Here’s how Phonics Training is Transforming Tanzanian Primary Schools

Tuesday, February 12, 2019
Standard II Teacher Elda Kisava engages the entire classroom of students as they learn letters as sounds [one skill of phonics].
USAID/Tanzania, Rachel Chilton

Morogoro, Tanzania -- Elda Kisava has always been passionate about teaching. She feels it is a natural fit for her. Unfortunately, in Tanzania many teachers are tasked with teaching a very large number of students at one time which can create a challenging learning environment.

While access to and gender parity in education in Tanzania has improved, quality has not kept pace, especially in primary schools. As a result, student performance continues to suffer across all 26 regions of Tanzania, including Morogoro.

The USAID Tusome Pamoja (Let Us Read Together) activity is working with Tanzanians and other development partners to change this. Along with providing reading materials for new students, the activity trains teachers on innovative ways to make reading easier and more engaging for students. Elda believes her students' strengths include an eagerness to learn. By making new reading books accessible to each child, classroom training has been enriched and children can now study at home.

Elda had the opportunity to attend several Tusome Pamoja phonics training sessions. "I now have a new skill set for teaching letters as sounds [one skill of phonics]," said Elda. The use of phonics helps her engage the large number of students in her classroom. Every student has the chance to sound out letters and words for the entire group. Learning becomes less challenging and more fun.

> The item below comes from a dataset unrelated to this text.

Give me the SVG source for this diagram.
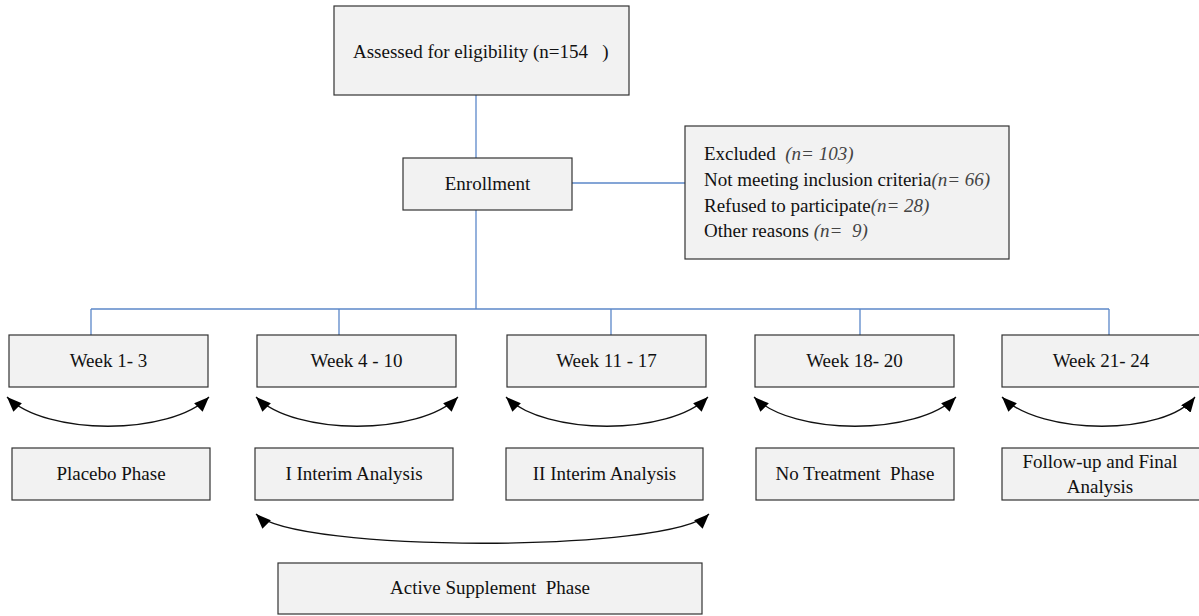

As a teacher designated to provide phonics training to other teachers, Elda is responsible for educating her colleagues. The teachers at Mikumi Primary School meet once a week to discuss best practices for helping students improve their reading skills.

Tusome Pamoja works in five target regions in Tanzania: Iringa, Morogoro, Mtwara, Ruvuma, and Zanzibar. Since the project began in January of 2016, all Standard I and II students have received new learning materials, including nearly one million reading books. Additionally, all Standard I and II teachers across the five regions, over 12,000 in total, have received training on early grade reading instruction, improving their knowledge and skills as educators.

Tusome Pamoja will continue to identify and build on existing initiatives and plans to reach over 879,000 Standard I to Standard IV students and 26,000 teachers by January 2021.

Elda is thrilled to see improvements in her students' reading skills. "They are very eager to learn. They come to class every day ready to learn something new. I am happy I can help."